Büyük bir cemaatla namaza duruldu. Allahü Ekber sesleri; göklerin sonsuzluklarından, yerlerin esrarı arasına iniyordu... Namaz bitti, tebrikler yapıldı. Buz gibi köpüklü kımızlar içilerek yemekler yendi. Çok neşeli bir gün geçti. Akşam oldu. Dönülüyor... Paşanın yasaklamasına rağmen, kalabalık bir halk, yarı yola kadar uğurladı...Yolda Paşanın yüzünde, solan günün hüznünü andıran izler belirmeye başladı... Gece saat 10.. Paşanın yanında toplanmıştık. Bir hayli konuşuldu. Gelecek bayram namazı inşallah Buhara'da kılarız; temennisinde bulunan Paşaya teşekkürler ediyorduk.
Çekilen bu yurt hasretinden kendine hiçbir pay ayırmadan, bunu hafifletecek hikâyeler anlatıyordu. Fakat; halinde bir başkalık vardı. Yüzünde, gözlerinde bambaşka bir yasın derin gölgeleri göze çarpıyordu. Gece ilerlemişti.
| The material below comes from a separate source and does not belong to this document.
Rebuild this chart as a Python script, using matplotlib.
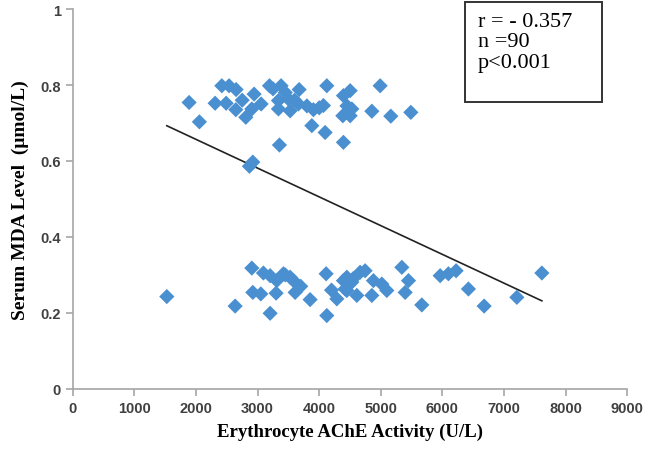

Kalktık... Paşa'nın, bir şey söylemek istediği anlaşılıyordu. Soramıyorduk... Nihayet gülerek:
"Size verecek bir bayram hediyesi bulamadım. Arkadaşlığımızı belirten birkaç satır yazı yazsanız, mühürlesem. Günün birinde, size, beni hatırlatacak olan bu yazıların, millî mücadele arkadaşlığımızın da birer hatırası olacağını düşündüm." dedi...
Memnuniyetle kabul ederek yanından çıktık...
Geleceği görmeyen insan aczi içinde; Paşanın bu bambaşka hâlini birbirimize de soruyor, iki ihtimal arasında dolaşıyorduk.
1- Yurt ve aile hasretini kamçılayan bayramın gelişi...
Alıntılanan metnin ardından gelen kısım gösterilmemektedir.